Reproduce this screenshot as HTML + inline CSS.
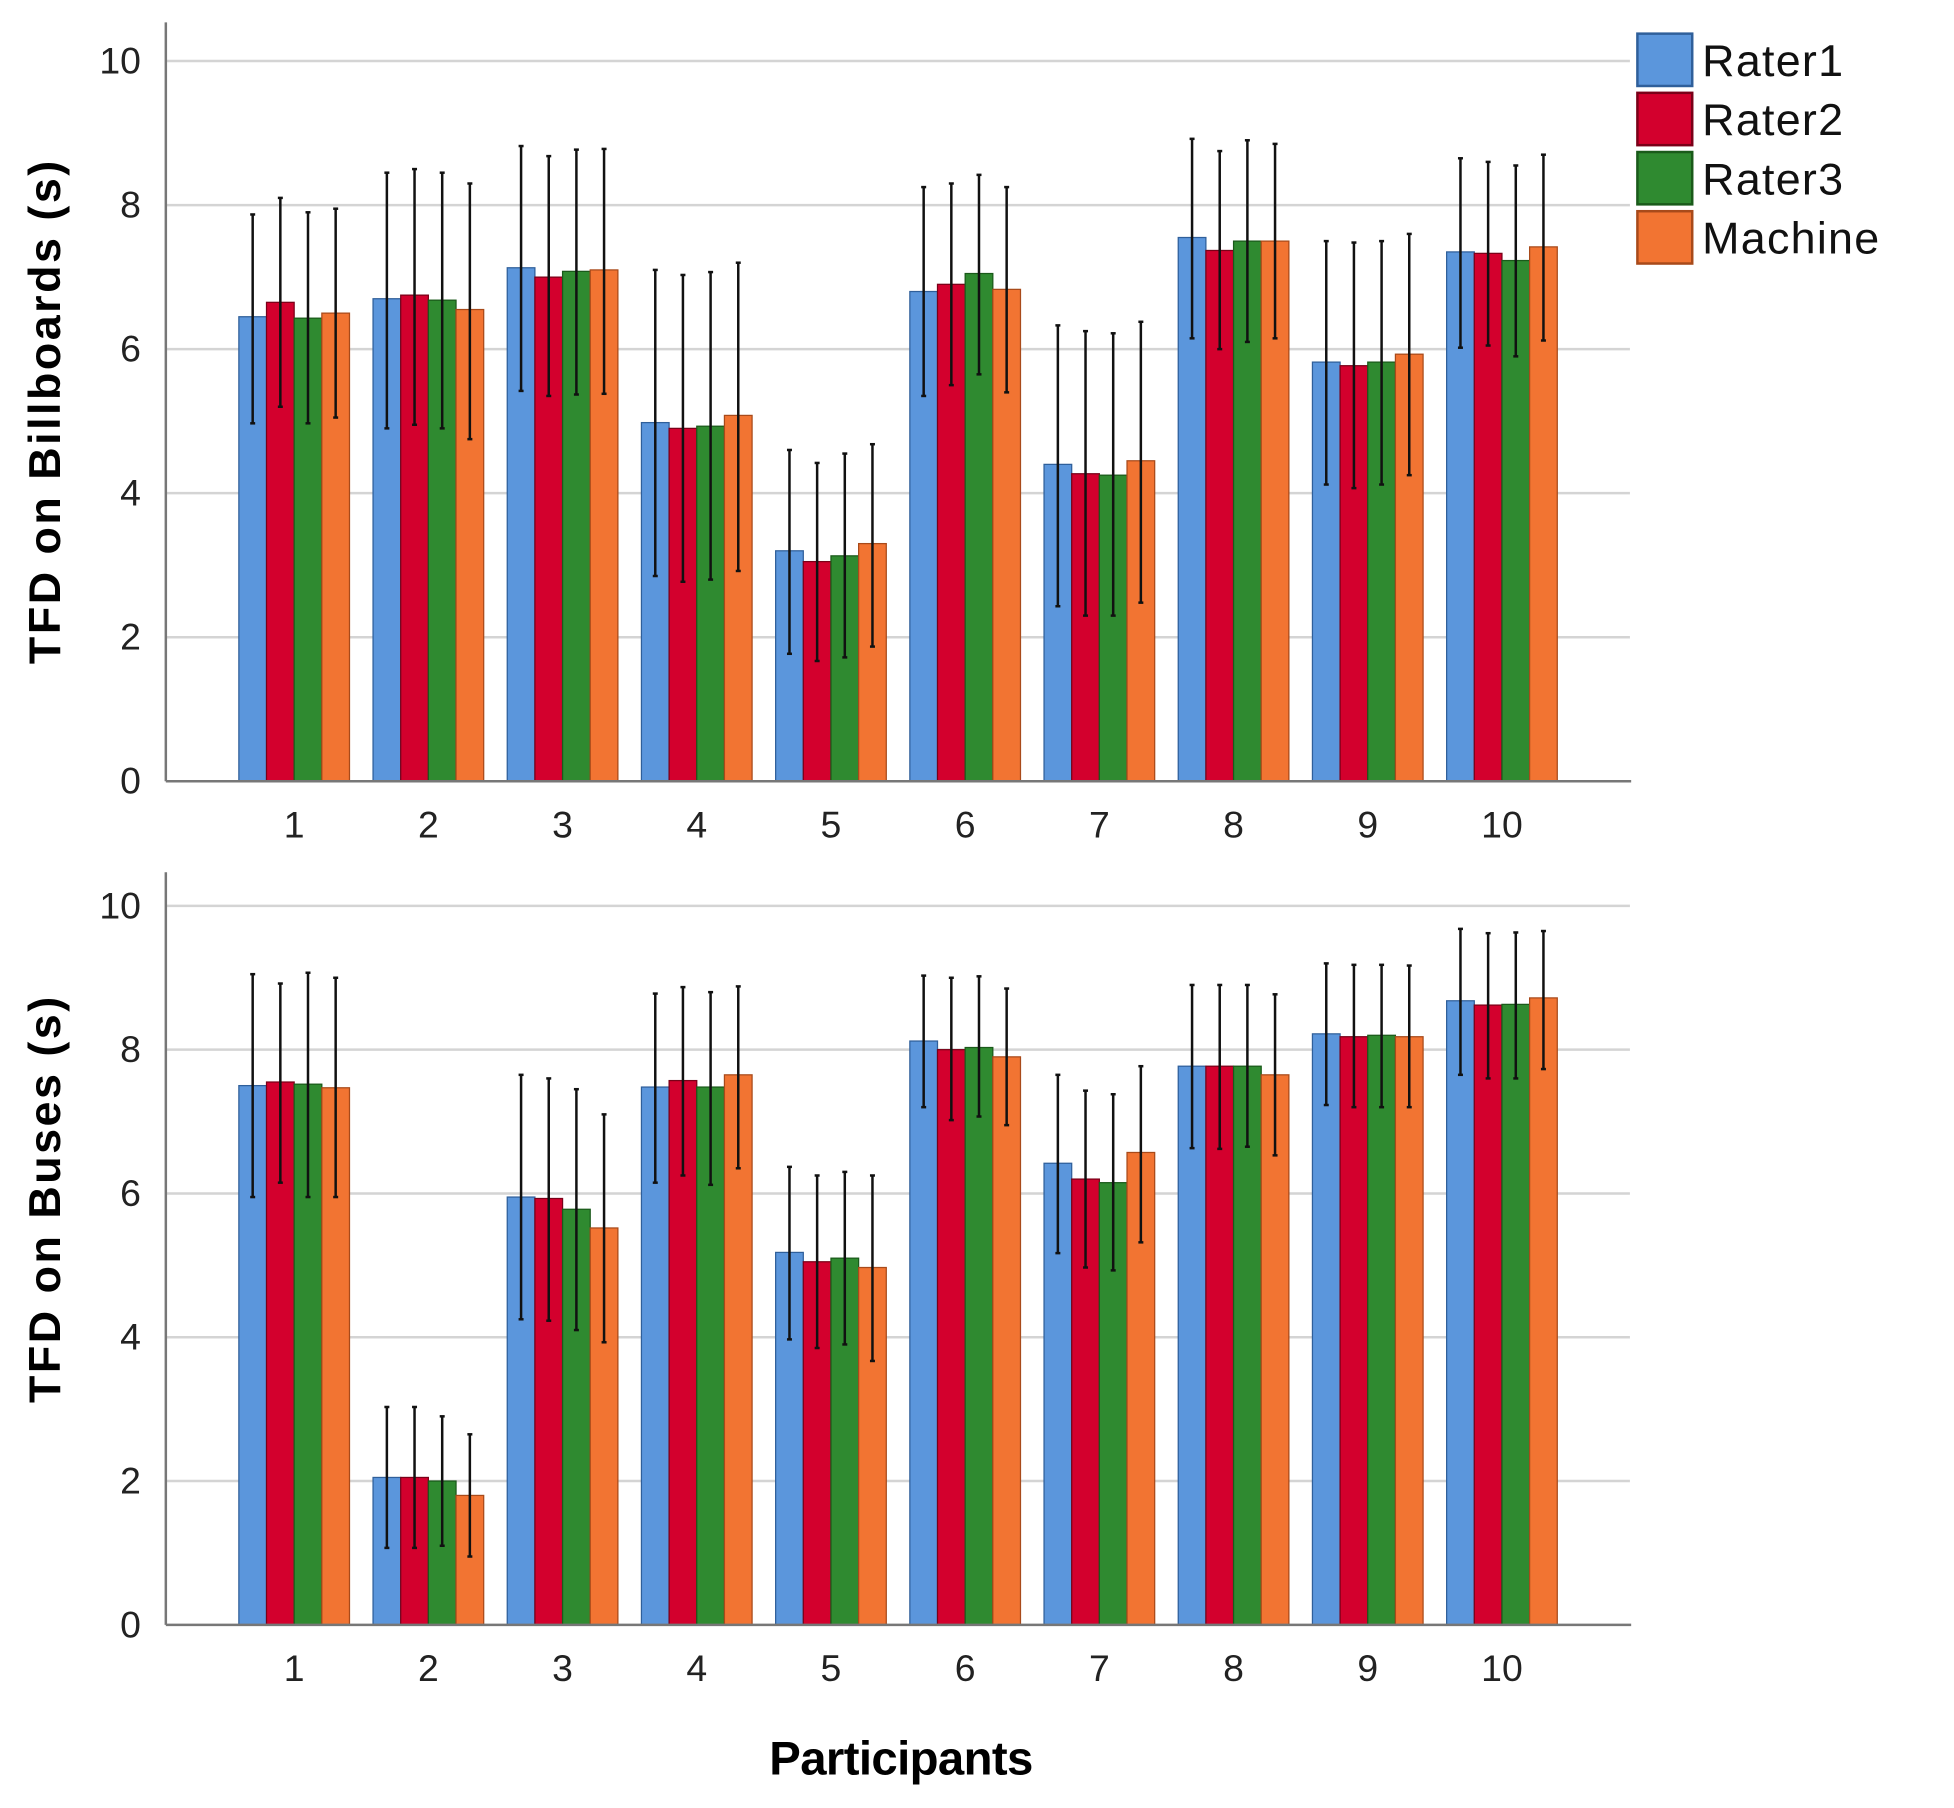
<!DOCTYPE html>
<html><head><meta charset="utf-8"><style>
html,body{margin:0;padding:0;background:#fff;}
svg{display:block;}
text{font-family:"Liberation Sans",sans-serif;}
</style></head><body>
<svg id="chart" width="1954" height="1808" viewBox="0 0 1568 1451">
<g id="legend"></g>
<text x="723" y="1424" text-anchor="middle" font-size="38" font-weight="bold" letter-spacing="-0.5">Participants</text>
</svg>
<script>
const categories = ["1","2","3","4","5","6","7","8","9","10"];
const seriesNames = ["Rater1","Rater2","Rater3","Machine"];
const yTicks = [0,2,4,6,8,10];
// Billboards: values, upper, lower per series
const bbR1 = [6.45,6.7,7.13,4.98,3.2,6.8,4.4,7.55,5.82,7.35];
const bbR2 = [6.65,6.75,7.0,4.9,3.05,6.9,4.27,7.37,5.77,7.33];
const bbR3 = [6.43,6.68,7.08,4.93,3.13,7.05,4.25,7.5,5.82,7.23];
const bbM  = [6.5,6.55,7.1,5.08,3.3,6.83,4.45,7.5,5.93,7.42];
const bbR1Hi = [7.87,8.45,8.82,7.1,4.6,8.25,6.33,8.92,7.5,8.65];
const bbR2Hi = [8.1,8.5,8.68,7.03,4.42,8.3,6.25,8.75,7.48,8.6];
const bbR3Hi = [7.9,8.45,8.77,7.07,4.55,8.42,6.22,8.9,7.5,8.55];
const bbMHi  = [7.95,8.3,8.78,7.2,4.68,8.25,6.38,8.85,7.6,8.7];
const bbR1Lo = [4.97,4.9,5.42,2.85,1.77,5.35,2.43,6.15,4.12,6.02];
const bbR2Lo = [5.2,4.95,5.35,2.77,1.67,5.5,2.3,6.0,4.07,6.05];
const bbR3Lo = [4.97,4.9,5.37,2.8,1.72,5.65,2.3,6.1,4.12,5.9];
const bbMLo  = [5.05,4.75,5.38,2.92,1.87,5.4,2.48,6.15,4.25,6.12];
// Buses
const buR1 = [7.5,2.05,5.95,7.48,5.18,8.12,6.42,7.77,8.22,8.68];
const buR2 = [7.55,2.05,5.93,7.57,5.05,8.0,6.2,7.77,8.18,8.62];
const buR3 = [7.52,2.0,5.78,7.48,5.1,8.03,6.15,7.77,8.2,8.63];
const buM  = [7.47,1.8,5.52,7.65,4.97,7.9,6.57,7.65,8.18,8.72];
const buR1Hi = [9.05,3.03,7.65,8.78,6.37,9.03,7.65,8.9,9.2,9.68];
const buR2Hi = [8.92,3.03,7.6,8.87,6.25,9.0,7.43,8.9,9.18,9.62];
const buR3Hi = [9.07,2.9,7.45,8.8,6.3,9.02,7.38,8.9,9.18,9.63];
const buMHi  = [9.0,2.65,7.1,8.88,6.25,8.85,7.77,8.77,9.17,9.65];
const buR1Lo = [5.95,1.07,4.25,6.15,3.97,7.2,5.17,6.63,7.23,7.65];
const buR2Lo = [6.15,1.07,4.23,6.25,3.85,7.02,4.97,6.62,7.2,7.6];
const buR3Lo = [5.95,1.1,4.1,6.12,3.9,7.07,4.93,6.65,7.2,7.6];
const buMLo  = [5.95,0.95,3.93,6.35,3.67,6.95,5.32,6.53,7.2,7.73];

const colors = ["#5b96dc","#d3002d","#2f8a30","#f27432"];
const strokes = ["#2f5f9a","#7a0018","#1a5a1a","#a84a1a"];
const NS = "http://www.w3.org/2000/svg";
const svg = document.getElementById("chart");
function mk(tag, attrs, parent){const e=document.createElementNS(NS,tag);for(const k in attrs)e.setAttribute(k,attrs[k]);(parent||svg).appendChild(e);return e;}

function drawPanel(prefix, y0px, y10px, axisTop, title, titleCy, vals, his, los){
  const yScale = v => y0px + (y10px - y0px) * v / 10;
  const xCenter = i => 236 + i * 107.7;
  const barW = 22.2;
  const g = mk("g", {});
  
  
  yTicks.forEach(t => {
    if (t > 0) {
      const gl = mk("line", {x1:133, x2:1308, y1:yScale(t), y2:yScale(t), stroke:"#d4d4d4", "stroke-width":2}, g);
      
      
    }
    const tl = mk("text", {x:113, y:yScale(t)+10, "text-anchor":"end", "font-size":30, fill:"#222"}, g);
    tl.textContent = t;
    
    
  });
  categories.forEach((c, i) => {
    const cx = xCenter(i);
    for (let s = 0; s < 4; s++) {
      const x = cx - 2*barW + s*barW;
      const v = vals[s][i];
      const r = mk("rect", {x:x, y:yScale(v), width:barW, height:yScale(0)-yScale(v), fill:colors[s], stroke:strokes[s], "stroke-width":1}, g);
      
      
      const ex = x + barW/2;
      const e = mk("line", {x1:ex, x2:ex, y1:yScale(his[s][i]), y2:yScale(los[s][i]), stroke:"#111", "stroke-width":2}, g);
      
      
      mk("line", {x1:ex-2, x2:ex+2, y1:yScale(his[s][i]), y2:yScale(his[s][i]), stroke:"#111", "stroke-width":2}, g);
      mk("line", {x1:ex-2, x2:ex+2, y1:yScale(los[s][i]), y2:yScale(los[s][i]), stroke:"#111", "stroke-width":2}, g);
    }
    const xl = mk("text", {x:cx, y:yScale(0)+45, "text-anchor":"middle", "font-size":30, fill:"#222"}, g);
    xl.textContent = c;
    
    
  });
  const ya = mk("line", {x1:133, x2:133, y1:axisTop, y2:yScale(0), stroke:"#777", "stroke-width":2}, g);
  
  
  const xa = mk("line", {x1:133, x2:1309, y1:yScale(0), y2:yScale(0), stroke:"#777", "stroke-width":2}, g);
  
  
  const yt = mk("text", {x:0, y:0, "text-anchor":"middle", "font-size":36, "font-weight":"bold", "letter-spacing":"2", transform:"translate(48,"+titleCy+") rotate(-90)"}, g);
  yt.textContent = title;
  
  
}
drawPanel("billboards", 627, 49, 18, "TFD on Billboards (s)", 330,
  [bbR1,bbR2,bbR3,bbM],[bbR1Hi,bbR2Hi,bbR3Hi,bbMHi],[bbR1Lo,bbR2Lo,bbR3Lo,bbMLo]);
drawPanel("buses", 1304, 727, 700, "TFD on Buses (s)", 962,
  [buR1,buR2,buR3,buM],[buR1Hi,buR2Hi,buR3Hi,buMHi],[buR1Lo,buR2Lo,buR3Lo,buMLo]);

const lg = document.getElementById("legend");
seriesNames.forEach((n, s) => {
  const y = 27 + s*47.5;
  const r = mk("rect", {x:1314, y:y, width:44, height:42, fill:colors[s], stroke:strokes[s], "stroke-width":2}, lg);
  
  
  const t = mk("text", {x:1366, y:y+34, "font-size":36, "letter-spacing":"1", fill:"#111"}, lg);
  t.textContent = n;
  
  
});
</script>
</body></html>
--------
## REQUIREMENT
Would you return the data exactly as written, without the pictures?

## COMPLETE OUTPUT
Reproduce this screenshot as HTML + inline CSS.
<!DOCTYPE html>
<html><head><meta charset="utf-8"><style>
html,body{margin:0;padding:0;background:#fff;}
svg{display:block;}
text{font-family:"Liberation Sans",sans-serif;}
</style></head><body>
<svg id="chart" width="1954" height="1808" viewBox="0 0 1568 1451">
<g id="legend"></g>
<text x="723" y="1424" text-anchor="middle" font-size="38" font-weight="bold" letter-spacing="-0.5">Participants</text>
</svg>
<script>
const categories = ["1","2","3","4","5","6","7","8","9","10"];
const seriesNames = ["Rater1","Rater2","Rater3","Machine"];
const yTicks = [0,2,4,6,8,10];
// Billboards: values, upper, lower per series
const bbR1 = [6.45,6.7,7.13,4.98,3.2,6.8,4.4,7.55,5.82,7.35];
const bbR2 = [6.65,6.75,7.0,4.9,3.05,6.9,4.27,7.37,5.77,7.33];
const bbR3 = [6.43,6.68,7.08,4.93,3.13,7.05,4.25,7.5,5.82,7.23];
const bbM  = [6.5,6.55,7.1,5.08,3.3,6.83,4.45,7.5,5.93,7.42];
const bbR1Hi = [7.87,8.45,8.82,7.1,4.6,8.25,6.33,8.92,7.5,8.65];
const bbR2Hi = [8.1,8.5,8.68,7.03,4.42,8.3,6.25,8.75,7.48,8.6];
const bbR3Hi = [7.9,8.45,8.77,7.07,4.55,8.42,6.22,8.9,7.5,8.55];
const bbMHi  = [7.95,8.3,8.78,7.2,4.68,8.25,6.38,8.85,7.6,8.7];
const bbR1Lo = [4.97,4.9,5.42,2.85,1.77,5.35,2.43,6.15,4.12,6.02];
const bbR2Lo = [5.2,4.95,5.35,2.77,1.67,5.5,2.3,6.0,4.07,6.05];
const bbR3Lo = [4.97,4.9,5.37,2.8,1.72,5.65,2.3,6.1,4.12,5.9];
const bbMLo  = [5.05,4.75,5.38,2.92,1.87,5.4,2.48,6.15,4.25,6.12];
// Buses
const buR1 = [7.5,2.05,5.95,7.48,5.18,8.12,6.42,7.77,8.22,8.68];
const buR2 = [7.55,2.05,5.93,7.57,5.05,8.0,6.2,7.77,8.18,8.62];
const buR3 = [7.52,2.0,5.78,7.48,5.1,8.03,6.15,7.77,8.2,8.63];
const buM  = [7.47,1.8,5.52,7.65,4.97,7.9,6.57,7.65,8.18,8.72];
const buR1Hi = [9.05,3.03,7.65,8.78,6.37,9.03,7.65,8.9,9.2,9.68];
const buR2Hi = [8.92,3.03,7.6,8.87,6.25,9.0,7.43,8.9,9.18,9.62];
const buR3Hi = [9.07,2.9,7.45,8.8,6.3,9.02,7.38,8.9,9.18,9.63];
const buMHi  = [9.0,2.65,7.1,8.88,6.25,8.85,7.77,8.77,9.17,9.65];
const buR1Lo = [5.95,1.07,4.25,6.15,3.97,7.2,5.17,6.63,7.23,7.65];
const buR2Lo = [6.15,1.07,4.23,6.25,3.85,7.02,4.97,6.62,7.2,7.6];
const buR3Lo = [5.95,1.1,4.1,6.12,3.9,7.07,4.93,6.65,7.2,7.6];
const buMLo  = [5.95,0.95,3.93,6.35,3.67,6.95,5.32,6.53,7.2,7.73];

const colors = ["#5b96dc","#d3002d","#2f8a30","#f27432"];
const strokes = ["#2f5f9a","#7a0018","#1a5a1a","#a84a1a"];
const NS = "http://www.w3.org/2000/svg";
const svg = document.getElementById("chart");
function mk(tag, attrs, parent){const e=document.createElementNS(NS,tag);for(const k in attrs)e.setAttribute(k,attrs[k]);(parent||svg).appendChild(e);return e;}

function drawPanel(prefix, y0px, y10px, axisTop, title, titleCy, vals, his, los){
  const yScale = v => y0px + (y10px - y0px) * v / 10;
  const xCenter = i => 236 + i * 107.7;
  const barW = 22.2;
  const g = mk("g", {});
  
  
  yTicks.forEach(t => {
    if (t > 0) {
      const gl = mk("line", {x1:133, x2:1308, y1:yScale(t), y2:yScale(t), stroke:"#d4d4d4", "stroke-width":2}, g);
      
      
    }
    const tl = mk("text", {x:113, y:yScale(t)+10, "text-anchor":"end", "font-size":30, fill:"#222"}, g);
    tl.textContent = t;
    
    
  });
  categories.forEach((c, i) => {
    const cx = xCenter(i);
    for (let s = 0; s < 4; s++) {
      const x = cx - 2*barW + s*barW;
      const v = vals[s][i];
      const r = mk("rect", {x:x, y:yScale(v), width:barW, height:yScale(0)-yScale(v), fill:colors[s], stroke:strokes[s], "stroke-width":1}, g);
      
      
      const ex = x + barW/2;
      const e = mk("line", {x1:ex, x2:ex, y1:yScale(his[s][i]), y2:yScale(los[s][i]), stroke:"#111", "stroke-width":2}, g);
      
      
      mk("line", {x1:ex-2, x2:ex+2, y1:yScale(his[s][i]), y2:yScale(his[s][i]), stroke:"#111", "stroke-width":2}, g);
      mk("line", {x1:ex-2, x2:ex+2, y1:yScale(los[s][i]), y2:yScale(los[s][i]), stroke:"#111", "stroke-width":2}, g);
    }
    const xl = mk("text", {x:cx, y:yScale(0)+45, "text-anchor":"middle", "font-size":30, fill:"#222"}, g);
    xl.textContent = c;
    
    
  });
  const ya = mk("line", {x1:133, x2:133, y1:axisTop, y2:yScale(0), stroke:"#777", "stroke-width":2}, g);
  
  
  const xa = mk("line", {x1:133, x2:1309, y1:yScale(0), y2:yScale(0), stroke:"#777", "stroke-width":2}, g);
  
  
  const yt = mk("text", {x:0, y:0, "text-anchor":"middle", "font-size":36, "font-weight":"bold", "letter-spacing":"2", transform:"translate(48,"+titleCy+") rotate(-90)"}, g);
  yt.textContent = title;
  
  
}
drawPanel("billboards", 627, 49, 18, "TFD on Billboards (s)", 330,
  [bbR1,bbR2,bbR3,bbM],[bbR1Hi,bbR2Hi,bbR3Hi,bbMHi],[bbR1Lo,bbR2Lo,bbR3Lo,bbMLo]);
drawPanel("buses", 1304, 727, 700, "TFD on Buses (s)", 962,
  [buR1,buR2,buR3,buM],[buR1Hi,buR2Hi,buR3Hi,buMHi],[buR1Lo,buR2Lo,buR3Lo,buMLo]);

const lg = document.getElementById("legend");
seriesNames.forEach((n, s) => {
  const y = 27 + s*47.5;
  const r = mk("rect", {x:1314, y:y, width:44, height:42, fill:colors[s], stroke:strokes[s], "stroke-width":2}, lg);
  
  
  const t = mk("text", {x:1366, y:y+34, "font-size":36, "letter-spacing":"1", fill:"#111"}, lg);
  t.textContent = n;
  
  
});
</script>
</body></html>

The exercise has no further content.